What Are We Doing?
Opposing the hostile take-over of Liberty Apple Valley
APPLE VALLEY — Of the 12 Town Council candidates, five oppose the eminent domain lawsuit against Liberty Utilities, four are in favor and three are have not taken stand on the issue.
Of the three candidates who are undecided, Angela Valles and Roger La Plante said they would evaluate information on the case that could result in public ownership of the company’s water system. Courtney “Amanda” Hernandez said she wanted to see the issue resolved in civil court even though she was “a bit critical” of the town’s acquisition effort.
Incumbents Curt Emick and Scott Nassif said Apple Valley would benefit from acquiring the utility. Nassif said private ownership, and its costs, have affected whether residents stay in the town. Kari Leon and Xavier Ariza agreed. Leon said a majority of voters supported acquisition when they passed Measure F in 2017.
Janate Valenzuela said no legal precedent existed for such an undertaking in California. Richard Bunck said lawyers were the only winners. Bryen Wright suggested the town “lied” about lowered water rates. Michael Karen was opposed to all eminent domain takeovers, and Matthew Pautz said the effort would result in failure.
“Guess what government control of the water (system) is,” Pautz said. “It’s socialism.”
With the Nov. 6 election less than a month away, Apple Valley’s most crowded field of candidates since 2006 weighed in on water and other issues during two forums held at Solstice Senior Living on Wednesday and Thursday.
Roughly 60 residents attended both forums, which were streamed to thousands more via Facebook Live. Attendees also heard positions on homelessness, industrial growth in north Apple Valley, cannabis, by-district voting, crime, the Hilltop House and Measure N, among others.
On Measure N — the 1999 ballot initiative that will ensure larger residential lots in Apple Valley until it expires in 2020 — the consensus was it must go back to voters for a potential extension.
The town’s recent decision to borrow up to $10 million against future tax revenues also divided the candidates.

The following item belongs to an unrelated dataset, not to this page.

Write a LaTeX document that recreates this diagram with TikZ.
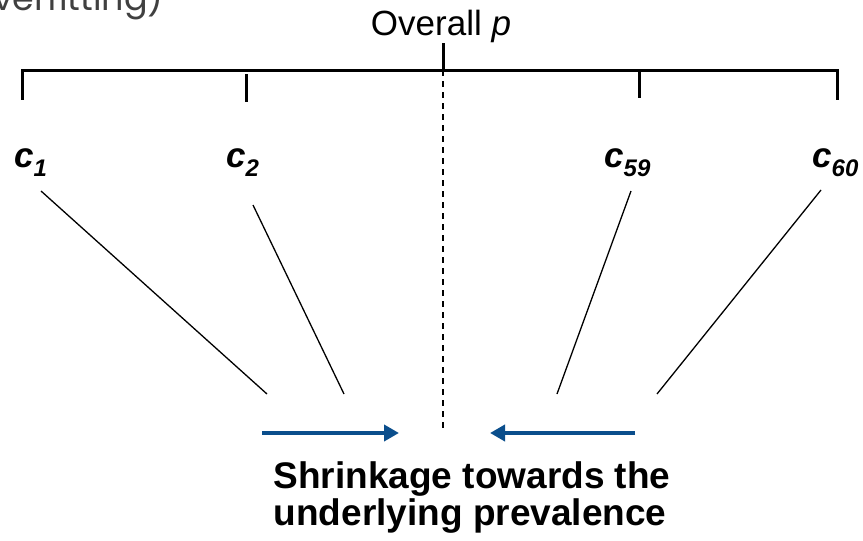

Town officials say the line of credit will increase transparency, eliminate interfund borrowing and help rebuild diminished reserves. However, six challengers opposed the plan.
Valenzuela said it showed the town mismanaged its finances. Valles called borrowing such a large amount of money “reckless” and Bunck said it was done at the expense of taxpayers. Pautz said the town must decrease spending, while Wright said it was an “unstable action” and La Plante said he would push for a repeal of the decision if elected.
Ariza and Leon sided with Emick and Nassif, saying they would have voted for the line of credit. Karen also supported the borrowing because its common among public agencies, but he said he didn’t support spending that led to the decision.
Hernandez meanwhile, said she liked that it would increase transparency, but her support was cautious.
“I would like to avoid it in the future,” she said.